Item
1.01 Entry into a Material Definitive Agreement.
Securities
Purchase Agreement
On
February 16, 2021, NewAge, Inc.(the “Company”) entered into a Securities Purchase Agreement (the “SPA”)
between the Company
and certain Purchasers named therein pursuant to which the Company agreed to sell to the Purchasers, in a private placement (the
“Private Placement”) pursuant to Section 4(a)(2) and Regulation D under the Securities Act of 1933, as amended (the
“Act”), (a) 14,636,482 shares of Common Stock (the “Shares”) and (b)
warrants (the “Warrants”)
to purchase 7,318,241 shares of Common Stock. At Closing, the Company will receive gross proceeds of $57,960,469. The Company
has agreed to provide customary indemnification to the Purchasers and their affiliates. The Private Placement is expected to close
on or about February 18, 2021, subject to customary conditions.
Roth
Capital Partners (the “Placement Agent”) acted as the exclusive placement agent in connection with the Private Placement
under the terms of an Engagement Agreement, dated February 15, 2021, between the Company and the Placement Agent under which the
Placement Agent will receive 7% of the gross proceeds of the Private Placement.
Registration
Rights Agreement
On
February 16, 2021, the Company entered into a Registration Rights Agreement between the
Company and certain Purchasers named therein pursuant
to which, among other things, the Company agreed to file a registration statement under the Act registering the resale of the
Shares and the shares of Common Stock underlying the Warrants no later than 30 days after closing.
Warrants
At
closing, under the SPA, the Company will issue the Warrants. The Warrants entitle the Purchasers to acquire an aggregate of 7,318,241
shares of Common Stock. The Warrants have an initial exercise price of $5.00 per share, subject to adjustment in certain circumstances.

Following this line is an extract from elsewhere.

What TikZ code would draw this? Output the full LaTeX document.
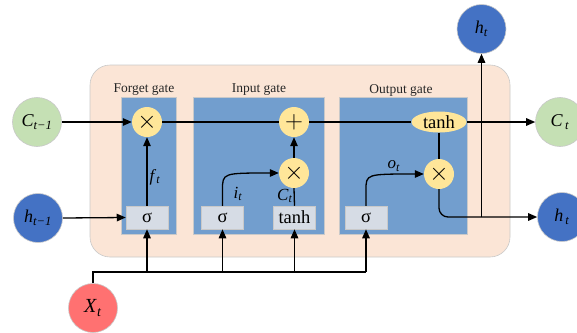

The Warrants are exercisable until the third anniversary of the effectiveness of the registration statement to be filed under
the Registration Rights Agreement. Exercise of the Warrants is subject to a beneficial ownership limitation of 4.99% (or 9.99%
at the option of the Purchasers).
The
summary of the Warrant, SPA, and Registration Rights Agreement in this Current Report on Form 8-K is qualified by reference to
the full text of the Form of Warrant, SPA, and Registration Rights Agreement, which are included as Exhibits 4.1, 10.1, and 10.2,
respectively, to this Current Report on Form 8-K and incorporated herein by reference.
The
SPA has been attached as an exhibit to this report to provide investors and security holders with information regarding its terms.
It is not intended to provide any other information about the Company or its subsidiaries and affiliates. The representations,
warranties and covenants in the SPA were made only for purposes of such agreements and as of specific dates, are solely for the
benefit of the parties to the SPA, may be subject to limitations agreed upon by the parties, including being qualified by confidential
disclosures made for the purposes of allocating contractual risk between the parties to the SPA instead of establishing these
matters as facts, and may be subject to standards of materiality applicable to the parties that differ from those applicable to
investors. Investors should not rely on the representations, warranties or covenants or any description thereof as characterizations
of the actual state of facts or condition of the Company or its subsidiaries or affiliates. Moreover, information concerning the
subject matter of the representations, warranties and covenants may change after the date of the SPA, which subsequent information
may or may not be fully reflected in public disclosures by the Company or its subsidiaries or affiliates.